According to this theory, warming is causing carbon dioxide (CO2) to increase, not the other way around. This hypothesis, which would be consistent with proxy data from the ancient past, suggests past periods of warming have consistently preceded a rise in CO2. Put another way, CO2 is the lagging, not leading, indicator of change.

This hypothesis, as summarized by The Quadrant, goes like this:

The increased concentration of CO2 in the atmosphere since the 1960s has been caused by warming not the reverse.

Warming, perhaps through solar activity, promotes the precipitation of calcium carbonate (limestone) in surface sea water, absorbing CO2 from the atmosphere in the process. In turn, the absorbed CO2, magnified by calcium carbonate precipitation, acidifies surface sea water. The acidification then results in the emission of CO2 into the atmosphere in autumn and winter. This emission of CO2 is greater than the absorption, precisely because of the continuing acidification in the warming water. In the end we see increased atmospheric CO2 and warming. It is easy to draw the wrong conclusion. Indeed, the IPCC has done so.

To be clear, this hypothesis not only bucks the dominant narrative of human greenhouse gas emissions driving recent warming, but also theories put forward by many climate skeptics, which acknowledge the impact of human CO2 emissions, although of diminishing effect, on temperatures.

Although the authors of the study argue their proposition is firmly grounded in physical chemistry, they acknowledge it needs testing and suggest testing regimes. In particular, the researchers suggest field testing (sampling) of calcium-carbonate (CaCO3) deposition rates in sea water, combined with simultaneous measures of seasonal and annual CO2 fluctuations and an isotopic analysis of the chemistry measured in both the Northern and Southern Hemisphere.

This is refreshing since it is almost unheard of in the realm of mainstream climate science for researchers to say their theories or claims need to be tested against reality to prove true. Yet, that is how the scientific method is supposed to work and is the best way to ensure progress in knowledge acquisition about the state of the world.

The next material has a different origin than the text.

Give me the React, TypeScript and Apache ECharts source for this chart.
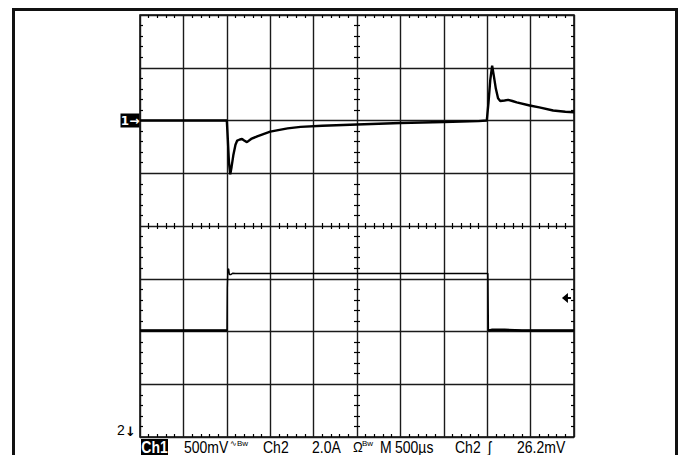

Describing the importance of this regarding climate research, Peter Smith wrote in The Quadrant,

Whether Kennedy [lead author of the study] is right (or Lindzen and Happer or Clauser) is by the way. Alternative hypotheses are in the skeptical scientific tradition of searching for theories which better explain the facts than does the received theory. That is particularly important in this case. The received theory is upending life as we know it, while being shielded from rival theories by money, politics and pseudo-religiosity.